Key numbers and layout

Engine

3.0L M54 inline-six

Output

235 hp / 222 lb-ft

Transmission

6MT or 5AT

Body style

Power-soft-top convertible

Chassis

ZHP suspension and steering tune

Market lens

Condition and spec together

Production Numbers

Production context for real buyers

The convertible sits between the sedan and coupe in usefulness: enough cars to keep the market broad, but still enough variation in transmission, paint, and trim to make the production table worth reading.

Total production

4,601

U.S. total

4,223

Canada total

378

U.S. manuals

806

330Ci Convertible ZHP combo breakdown

The combo-level production story

The convertible table is most helpful when it keeps the story honest: manual cars are thinner, some colors are much less common, but convertibles still live or die on condition, top health, and age-based maintenance.

This is the body style where documentation and presentation often matter more than theoretical rarity. The combo table helps, but the best buy is still the complete, well-cared-for car.

Transmission split

U.S. manuals

806

U.S. automatics

3,417

Canada manuals

162

Canada automatics

216

Upholstery totals

Black Montana leather

2,205

Grey Montana leather

964

Light Beige Montana leather

606

Natural Brown leather

594

Color totals

Imola Red

772

Sparkling Graphite Metallic

599

Silver Grey Metallic

592

Jet Black

587

Low-volume colors

Oxford Green II Metallic

2

Velvet Blue Metallic

1

Special Paint

12

Monaco Blue Metallic

252

Buyer Checklist

What to verify before buying

1

Use the combo table as context, but judge the car as a whole road-car package first.

2

Check top operation, seals, and interior wear as seriously as you check the drivetrain.

3

Treat manual cars as the thinner spec lane, but not as automatic premium regardless of condition.

4

Expect the best convertibles to win on cleanliness and care, not just color rarity.

5

Verify the car is a real ZHP before letting the spec story do any work.

Service Cadence

What well-serviced looks like

Top service, seals, interior care, and weather-exposed trim matter more here than on the sedan or coupe.

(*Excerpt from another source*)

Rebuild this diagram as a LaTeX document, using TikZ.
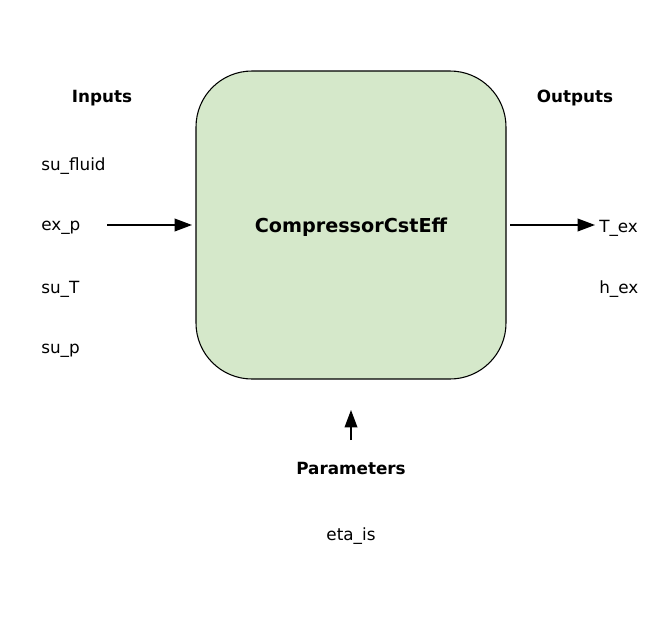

Cooling-system and suspension refresh still define whether the car feels tight and properly sorted.

A good file should show both mechanical upkeep and convertible-specific care over time.

Documentation Signals

Strong file vs caution file

Strong signals

Well-kept top and interior with documented maintenance to match.

VIN-backed ZHP authenticity and a believable ownership story.

Spec rarity that is supported by real condition, not used as a substitute for it.

Caution signals

Manual premium pricing on a tired or thin-file car.

Strong cosmetic presentation with no meaningful top or mechanical history.

Convertible-specific wear being hand-waved away because the car is a ZHP.

CARFAX / service-file lens

A clean history report is helpful, but it is not enough on its own. The buyers who pay strong money for this model want service cadence, specialist invoices, and proof that the expensive known items were addressed at believable mileage intervals.